[Part of a data file]
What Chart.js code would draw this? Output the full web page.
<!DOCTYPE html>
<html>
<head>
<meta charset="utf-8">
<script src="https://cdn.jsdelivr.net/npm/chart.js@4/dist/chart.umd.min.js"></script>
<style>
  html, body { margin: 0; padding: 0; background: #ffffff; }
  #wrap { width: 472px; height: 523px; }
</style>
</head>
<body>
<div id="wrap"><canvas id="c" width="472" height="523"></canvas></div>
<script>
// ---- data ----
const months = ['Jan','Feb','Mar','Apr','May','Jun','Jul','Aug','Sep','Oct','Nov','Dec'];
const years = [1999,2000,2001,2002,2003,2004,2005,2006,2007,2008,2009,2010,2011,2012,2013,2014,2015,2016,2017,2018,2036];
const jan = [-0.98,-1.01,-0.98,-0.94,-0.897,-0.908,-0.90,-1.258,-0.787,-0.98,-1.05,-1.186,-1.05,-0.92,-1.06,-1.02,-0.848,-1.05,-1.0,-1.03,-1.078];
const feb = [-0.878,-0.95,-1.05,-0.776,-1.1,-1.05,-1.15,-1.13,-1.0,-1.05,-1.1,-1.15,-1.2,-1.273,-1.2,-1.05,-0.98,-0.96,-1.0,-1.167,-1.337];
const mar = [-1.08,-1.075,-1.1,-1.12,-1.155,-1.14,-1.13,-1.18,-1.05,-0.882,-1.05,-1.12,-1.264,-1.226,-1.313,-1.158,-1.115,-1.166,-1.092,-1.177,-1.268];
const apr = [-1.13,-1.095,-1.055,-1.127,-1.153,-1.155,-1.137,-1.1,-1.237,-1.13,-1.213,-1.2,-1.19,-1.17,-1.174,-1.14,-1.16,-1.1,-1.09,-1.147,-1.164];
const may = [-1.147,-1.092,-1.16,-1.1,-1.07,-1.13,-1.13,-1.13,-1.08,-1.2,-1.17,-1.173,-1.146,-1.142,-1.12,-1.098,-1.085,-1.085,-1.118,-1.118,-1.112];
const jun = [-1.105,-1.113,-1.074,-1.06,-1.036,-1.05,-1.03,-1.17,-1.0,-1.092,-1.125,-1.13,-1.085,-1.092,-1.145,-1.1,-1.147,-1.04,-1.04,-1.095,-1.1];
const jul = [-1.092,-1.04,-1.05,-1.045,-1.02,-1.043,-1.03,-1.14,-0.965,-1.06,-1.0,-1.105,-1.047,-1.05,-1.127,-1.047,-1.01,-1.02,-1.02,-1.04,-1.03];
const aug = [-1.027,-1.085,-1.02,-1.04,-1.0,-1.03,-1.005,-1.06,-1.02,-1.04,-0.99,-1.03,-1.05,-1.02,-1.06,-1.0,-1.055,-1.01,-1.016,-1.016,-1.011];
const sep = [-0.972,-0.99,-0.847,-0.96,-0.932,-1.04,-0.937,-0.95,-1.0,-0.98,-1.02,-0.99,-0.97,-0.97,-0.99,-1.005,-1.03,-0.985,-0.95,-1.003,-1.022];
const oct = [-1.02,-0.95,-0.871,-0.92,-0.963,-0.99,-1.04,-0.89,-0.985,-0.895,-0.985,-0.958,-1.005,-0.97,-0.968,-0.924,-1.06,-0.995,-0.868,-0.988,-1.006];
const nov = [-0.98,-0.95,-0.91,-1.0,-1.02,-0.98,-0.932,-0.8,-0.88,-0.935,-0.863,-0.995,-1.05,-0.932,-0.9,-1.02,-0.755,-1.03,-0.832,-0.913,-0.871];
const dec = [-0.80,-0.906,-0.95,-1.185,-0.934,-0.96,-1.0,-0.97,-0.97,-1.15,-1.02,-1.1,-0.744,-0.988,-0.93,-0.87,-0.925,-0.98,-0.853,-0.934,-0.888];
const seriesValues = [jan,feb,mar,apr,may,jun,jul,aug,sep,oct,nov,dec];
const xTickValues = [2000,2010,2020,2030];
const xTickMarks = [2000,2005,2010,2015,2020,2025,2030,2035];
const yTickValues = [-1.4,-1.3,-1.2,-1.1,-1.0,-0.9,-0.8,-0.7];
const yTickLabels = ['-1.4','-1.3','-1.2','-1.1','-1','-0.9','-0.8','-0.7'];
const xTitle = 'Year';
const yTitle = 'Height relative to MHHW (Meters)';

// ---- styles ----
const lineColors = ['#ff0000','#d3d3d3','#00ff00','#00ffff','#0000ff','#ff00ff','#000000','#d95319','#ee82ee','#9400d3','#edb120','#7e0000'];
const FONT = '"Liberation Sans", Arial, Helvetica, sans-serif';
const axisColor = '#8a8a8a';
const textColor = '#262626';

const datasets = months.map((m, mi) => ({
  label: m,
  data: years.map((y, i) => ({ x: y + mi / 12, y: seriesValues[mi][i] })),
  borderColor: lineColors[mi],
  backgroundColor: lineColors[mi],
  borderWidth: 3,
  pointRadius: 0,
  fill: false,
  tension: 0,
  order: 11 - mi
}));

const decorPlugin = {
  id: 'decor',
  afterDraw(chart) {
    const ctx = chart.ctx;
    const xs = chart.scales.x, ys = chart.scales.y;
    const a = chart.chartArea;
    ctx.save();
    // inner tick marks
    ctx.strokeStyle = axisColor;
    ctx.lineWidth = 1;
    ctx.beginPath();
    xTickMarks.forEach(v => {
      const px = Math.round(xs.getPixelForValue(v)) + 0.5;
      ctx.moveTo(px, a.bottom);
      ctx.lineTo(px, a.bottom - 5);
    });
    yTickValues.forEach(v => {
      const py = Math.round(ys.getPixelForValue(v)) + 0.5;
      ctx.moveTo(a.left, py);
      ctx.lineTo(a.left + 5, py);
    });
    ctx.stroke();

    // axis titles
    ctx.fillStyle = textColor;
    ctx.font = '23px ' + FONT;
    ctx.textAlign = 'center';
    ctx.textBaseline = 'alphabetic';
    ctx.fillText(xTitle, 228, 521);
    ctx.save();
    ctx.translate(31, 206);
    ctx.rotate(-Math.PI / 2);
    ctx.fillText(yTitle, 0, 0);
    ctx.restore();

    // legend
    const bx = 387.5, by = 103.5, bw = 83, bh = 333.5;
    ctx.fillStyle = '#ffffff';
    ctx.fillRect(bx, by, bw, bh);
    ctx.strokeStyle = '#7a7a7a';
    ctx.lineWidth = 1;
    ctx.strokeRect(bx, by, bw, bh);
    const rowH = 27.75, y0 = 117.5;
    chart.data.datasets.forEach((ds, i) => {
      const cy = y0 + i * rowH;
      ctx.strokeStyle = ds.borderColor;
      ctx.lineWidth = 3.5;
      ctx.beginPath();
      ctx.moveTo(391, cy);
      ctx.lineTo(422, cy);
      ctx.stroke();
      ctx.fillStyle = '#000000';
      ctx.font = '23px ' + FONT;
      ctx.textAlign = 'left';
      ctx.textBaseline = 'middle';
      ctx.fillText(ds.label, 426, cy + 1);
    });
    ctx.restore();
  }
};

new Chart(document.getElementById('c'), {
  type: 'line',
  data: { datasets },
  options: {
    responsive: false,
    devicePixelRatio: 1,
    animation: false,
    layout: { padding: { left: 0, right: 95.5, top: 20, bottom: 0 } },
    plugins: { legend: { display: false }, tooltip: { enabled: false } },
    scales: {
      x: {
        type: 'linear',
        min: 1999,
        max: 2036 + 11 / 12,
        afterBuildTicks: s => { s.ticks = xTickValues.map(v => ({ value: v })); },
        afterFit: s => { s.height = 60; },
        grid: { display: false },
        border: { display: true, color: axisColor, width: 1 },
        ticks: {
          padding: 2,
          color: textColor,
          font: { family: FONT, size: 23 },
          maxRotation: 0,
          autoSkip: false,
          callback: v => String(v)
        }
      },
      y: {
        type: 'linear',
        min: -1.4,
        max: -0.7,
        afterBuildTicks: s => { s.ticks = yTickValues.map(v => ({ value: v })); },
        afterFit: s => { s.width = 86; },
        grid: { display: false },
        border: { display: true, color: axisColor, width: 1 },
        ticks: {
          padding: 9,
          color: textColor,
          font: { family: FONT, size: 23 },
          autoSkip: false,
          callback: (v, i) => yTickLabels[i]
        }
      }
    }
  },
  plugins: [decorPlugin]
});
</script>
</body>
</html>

---

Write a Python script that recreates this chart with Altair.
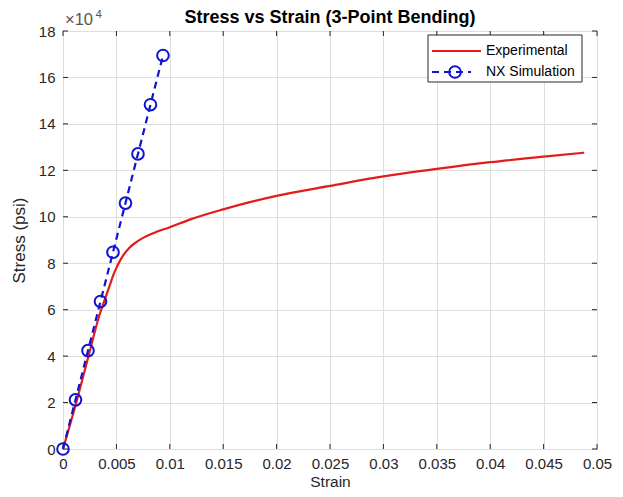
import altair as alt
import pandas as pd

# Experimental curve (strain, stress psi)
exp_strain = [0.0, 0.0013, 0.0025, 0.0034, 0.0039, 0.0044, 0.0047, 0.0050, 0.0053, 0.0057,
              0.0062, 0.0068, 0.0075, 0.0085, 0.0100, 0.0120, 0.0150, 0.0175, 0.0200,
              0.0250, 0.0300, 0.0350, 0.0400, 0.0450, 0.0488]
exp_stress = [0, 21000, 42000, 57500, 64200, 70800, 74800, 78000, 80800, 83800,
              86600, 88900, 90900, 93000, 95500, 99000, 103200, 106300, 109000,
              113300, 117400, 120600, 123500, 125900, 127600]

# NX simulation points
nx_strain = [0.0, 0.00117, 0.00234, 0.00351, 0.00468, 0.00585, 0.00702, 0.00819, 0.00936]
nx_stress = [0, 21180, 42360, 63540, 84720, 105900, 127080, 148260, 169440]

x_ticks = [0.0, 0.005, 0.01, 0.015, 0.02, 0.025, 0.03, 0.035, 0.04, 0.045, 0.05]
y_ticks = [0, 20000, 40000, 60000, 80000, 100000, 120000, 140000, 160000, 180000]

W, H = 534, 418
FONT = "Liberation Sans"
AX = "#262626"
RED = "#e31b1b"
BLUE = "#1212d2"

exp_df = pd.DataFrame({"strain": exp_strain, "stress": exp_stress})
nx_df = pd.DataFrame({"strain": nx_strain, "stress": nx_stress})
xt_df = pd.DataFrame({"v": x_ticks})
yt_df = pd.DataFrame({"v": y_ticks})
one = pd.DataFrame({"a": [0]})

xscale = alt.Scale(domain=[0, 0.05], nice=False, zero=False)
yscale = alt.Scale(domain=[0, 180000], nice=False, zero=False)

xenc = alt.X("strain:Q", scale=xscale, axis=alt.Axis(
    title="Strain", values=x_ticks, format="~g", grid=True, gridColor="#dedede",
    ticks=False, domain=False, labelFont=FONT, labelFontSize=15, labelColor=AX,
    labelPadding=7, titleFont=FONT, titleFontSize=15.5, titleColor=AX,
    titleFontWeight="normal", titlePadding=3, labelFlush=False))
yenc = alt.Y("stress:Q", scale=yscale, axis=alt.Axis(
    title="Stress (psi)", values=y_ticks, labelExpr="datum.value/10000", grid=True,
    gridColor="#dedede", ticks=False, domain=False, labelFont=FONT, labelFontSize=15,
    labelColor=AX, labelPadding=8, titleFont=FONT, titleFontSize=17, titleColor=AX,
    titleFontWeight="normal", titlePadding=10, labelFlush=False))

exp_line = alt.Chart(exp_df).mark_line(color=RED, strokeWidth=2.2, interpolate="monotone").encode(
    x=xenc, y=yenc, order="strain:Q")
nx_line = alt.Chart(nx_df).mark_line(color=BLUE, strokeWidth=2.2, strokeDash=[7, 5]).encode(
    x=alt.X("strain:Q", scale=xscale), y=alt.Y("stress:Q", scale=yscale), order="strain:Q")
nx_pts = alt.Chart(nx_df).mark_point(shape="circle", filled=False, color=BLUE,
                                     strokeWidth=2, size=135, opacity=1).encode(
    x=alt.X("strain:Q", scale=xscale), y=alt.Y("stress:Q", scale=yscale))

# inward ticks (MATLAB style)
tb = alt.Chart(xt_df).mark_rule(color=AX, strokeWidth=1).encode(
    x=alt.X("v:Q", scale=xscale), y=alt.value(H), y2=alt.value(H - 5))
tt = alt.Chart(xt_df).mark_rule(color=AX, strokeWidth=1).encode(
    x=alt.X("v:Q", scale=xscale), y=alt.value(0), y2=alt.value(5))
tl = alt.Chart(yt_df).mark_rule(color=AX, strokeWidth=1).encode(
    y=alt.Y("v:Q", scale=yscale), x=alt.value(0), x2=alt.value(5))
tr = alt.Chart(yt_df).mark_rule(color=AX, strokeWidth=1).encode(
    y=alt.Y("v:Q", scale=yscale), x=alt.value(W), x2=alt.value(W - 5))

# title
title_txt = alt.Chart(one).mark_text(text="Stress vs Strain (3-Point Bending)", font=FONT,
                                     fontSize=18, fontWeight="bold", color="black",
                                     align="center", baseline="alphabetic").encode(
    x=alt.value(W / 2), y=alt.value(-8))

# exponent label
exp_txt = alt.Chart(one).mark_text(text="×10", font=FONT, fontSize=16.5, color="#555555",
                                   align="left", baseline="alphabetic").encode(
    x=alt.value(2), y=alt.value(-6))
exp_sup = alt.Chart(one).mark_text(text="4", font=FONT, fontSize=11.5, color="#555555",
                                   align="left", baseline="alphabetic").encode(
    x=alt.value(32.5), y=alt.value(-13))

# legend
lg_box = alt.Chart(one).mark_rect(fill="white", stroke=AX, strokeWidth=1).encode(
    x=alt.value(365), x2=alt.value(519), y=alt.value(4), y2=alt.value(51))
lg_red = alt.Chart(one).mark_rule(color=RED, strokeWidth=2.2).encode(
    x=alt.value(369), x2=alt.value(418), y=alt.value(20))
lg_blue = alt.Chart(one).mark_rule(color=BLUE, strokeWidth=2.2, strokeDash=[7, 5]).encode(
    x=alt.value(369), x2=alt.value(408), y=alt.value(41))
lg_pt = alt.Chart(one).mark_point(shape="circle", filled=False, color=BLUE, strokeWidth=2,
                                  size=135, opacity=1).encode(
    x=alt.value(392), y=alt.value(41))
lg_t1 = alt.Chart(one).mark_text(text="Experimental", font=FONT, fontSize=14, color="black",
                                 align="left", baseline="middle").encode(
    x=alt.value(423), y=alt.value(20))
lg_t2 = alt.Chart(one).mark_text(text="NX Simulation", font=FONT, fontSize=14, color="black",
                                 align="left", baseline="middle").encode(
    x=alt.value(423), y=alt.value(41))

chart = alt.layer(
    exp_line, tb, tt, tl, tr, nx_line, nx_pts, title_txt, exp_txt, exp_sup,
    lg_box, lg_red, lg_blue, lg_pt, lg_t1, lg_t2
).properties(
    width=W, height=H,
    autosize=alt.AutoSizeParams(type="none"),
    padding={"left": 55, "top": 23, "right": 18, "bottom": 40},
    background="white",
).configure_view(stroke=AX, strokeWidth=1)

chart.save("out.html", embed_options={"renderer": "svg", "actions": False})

**What this task involves**
From the entries above, copy exactly the lines starting at the one with "Write a Python" and stopping at the one with "127080, 148260, 169440]", keeping both ends. Drop the pictures.

**Response**
Write a Python script that recreates this chart with Altair.
import altair as alt
import pandas as pd

# Experimental curve (strain, stress psi)
exp_strain = [0.0, 0.0013, 0.0025, 0.0034, 0.0039, 0.0044, 0.0047, 0.0050, 0.0053, 0.0057,
              0.0062, 0.0068, 0.0075, 0.0085, 0.0100, 0.0120, 0.0150, 0.0175, 0.0200,
              0.0250, 0.0300, 0.0350, 0.0400, 0.0450, 0.0488]
exp_stress = [0, 21000, 42000, 57500, 64200, 70800, 74800, 78000, 80800, 83800,
              86600, 88900, 90900, 93000, 95500, 99000, 103200, 106300, 109000,
              113300, 117400, 120600, 123500, 125900, 127600]

# NX simulation points
nx_strain = [0.0, 0.00117, 0.00234, 0.00351, 0.00468, 0.00585, 0.00702, 0.00819, 0.00936]
nx_stress = [0, 21180, 42360, 63540, 84720, 105900, 127080, 148260, 169440]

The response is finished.